((

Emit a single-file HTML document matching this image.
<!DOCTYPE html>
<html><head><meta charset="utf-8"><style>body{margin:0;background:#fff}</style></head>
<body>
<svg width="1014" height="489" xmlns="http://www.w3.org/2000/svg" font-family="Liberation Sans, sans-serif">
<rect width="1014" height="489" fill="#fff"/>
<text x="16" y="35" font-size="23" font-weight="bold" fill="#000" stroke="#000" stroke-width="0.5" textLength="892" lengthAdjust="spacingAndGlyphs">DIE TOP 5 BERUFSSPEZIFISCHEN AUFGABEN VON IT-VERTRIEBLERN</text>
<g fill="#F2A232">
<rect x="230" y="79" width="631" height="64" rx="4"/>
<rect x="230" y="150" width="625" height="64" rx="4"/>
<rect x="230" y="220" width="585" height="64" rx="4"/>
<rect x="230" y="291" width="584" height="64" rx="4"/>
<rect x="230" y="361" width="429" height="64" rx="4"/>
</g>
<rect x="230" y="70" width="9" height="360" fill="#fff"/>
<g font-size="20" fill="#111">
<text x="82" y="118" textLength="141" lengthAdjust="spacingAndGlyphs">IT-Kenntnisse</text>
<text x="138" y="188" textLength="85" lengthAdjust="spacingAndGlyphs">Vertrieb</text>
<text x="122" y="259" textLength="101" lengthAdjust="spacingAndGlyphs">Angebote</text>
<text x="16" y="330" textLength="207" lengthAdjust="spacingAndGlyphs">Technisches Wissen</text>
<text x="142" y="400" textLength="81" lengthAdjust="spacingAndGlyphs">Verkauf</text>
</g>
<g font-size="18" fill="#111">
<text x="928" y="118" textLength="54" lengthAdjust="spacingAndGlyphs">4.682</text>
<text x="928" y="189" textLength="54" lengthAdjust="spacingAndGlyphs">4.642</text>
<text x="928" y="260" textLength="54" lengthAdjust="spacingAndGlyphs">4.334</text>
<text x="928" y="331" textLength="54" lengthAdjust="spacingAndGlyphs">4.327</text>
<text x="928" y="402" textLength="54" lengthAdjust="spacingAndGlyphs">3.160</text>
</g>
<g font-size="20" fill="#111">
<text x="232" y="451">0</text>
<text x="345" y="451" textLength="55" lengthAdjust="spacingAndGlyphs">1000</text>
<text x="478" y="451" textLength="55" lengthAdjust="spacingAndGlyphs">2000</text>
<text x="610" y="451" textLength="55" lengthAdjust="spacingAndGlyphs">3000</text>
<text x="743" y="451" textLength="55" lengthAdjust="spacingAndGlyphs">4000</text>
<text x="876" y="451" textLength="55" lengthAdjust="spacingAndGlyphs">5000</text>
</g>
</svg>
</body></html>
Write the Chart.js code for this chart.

))

## Do this
Would you copy out each line exactly as written?

## Response for this exercise
Emit a single-file HTML document matching this image.
<!DOCTYPE html>
<html><head><meta charset="utf-8"><style>body{margin:0;background:#fff}</style></head>
<body>
<svg width="1014" height="489" xmlns="http://www.w3.org/2000/svg" font-family="Liberation Sans, sans-serif">
<rect width="1014" height="489" fill="#fff"/>
<text x="16" y="35" font-size="23" font-weight="bold" fill="#000" stroke="#000" stroke-width="0.5" textLength="892" lengthAdjust="spacingAndGlyphs">DIE TOP 5 BERUFSSPEZIFISCHEN AUFGABEN VON IT-VERTRIEBLERN</text>
<g fill="#F2A232">
<rect x="230" y="79" width="631" height="64" rx="4"/>
<rect x="230" y="150" width="625" height="64" rx="4"/>
<rect x="230" y="220" width="585" height="64" rx="4"/>
<rect x="230" y="291" width="584" height="64" rx="4"/>
<rect x="230" y="361" width="429" height="64" rx="4"/>
</g>
<rect x="230" y="70" width="9" height="360" fill="#fff"/>
<g font-size="20" fill="#111">
<text x="82" y="118" textLength="141" lengthAdjust="spacingAndGlyphs">IT-Kenntnisse</text>
<text x="138" y="188" textLength="85" lengthAdjust="spacingAndGlyphs">Vertrieb</text>
<text x="122" y="259" textLength="101" lengthAdjust="spacingAndGlyphs">Angebote</text>
<text x="16" y="330" textLength="207" lengthAdjust="spacingAndGlyphs">Technisches Wissen</text>
<text x="142" y="400" textLength="81" lengthAdjust="spacingAndGlyphs">Verkauf</text>
</g>
<g font-size="18" fill="#111">
<text x="928" y="118" textLength="54" lengthAdjust="spacingAndGlyphs">4.682</text>
<text x="928" y="189" textLength="54" lengthAdjust="spacingAndGlyphs">4.642</text>
<text x="928" y="260" textLength="54" lengthAdjust="spacingAndGlyphs">4.334</text>
<text x="928" y="331" textLength="54" lengthAdjust="spacingAndGlyphs">4.327</text>
<text x="928" y="402" textLength="54" lengthAdjust="spacingAndGlyphs">3.160</text>
</g>
<g font-size="20" fill="#111">
<text x="232" y="451">0</text>
<text x="345" y="451" textLength="55" lengthAdjust="spacingAndGlyphs">1000</text>
<text x="478" y="451" textLength="55" lengthAdjust="spacingAndGlyphs">2000</text>
<text x="610" y="451" textLength="55" lengthAdjust="spacingAndGlyphs">3000</text>
<text x="743" y="451" textLength="55" lengthAdjust="spacingAndGlyphs">4000</text>
<text x="876" y="451" textLength="55" lengthAdjust="spacingAndGlyphs">5000</text>
</g>
</svg>
</body></html>
Write the Chart.js code for this chart.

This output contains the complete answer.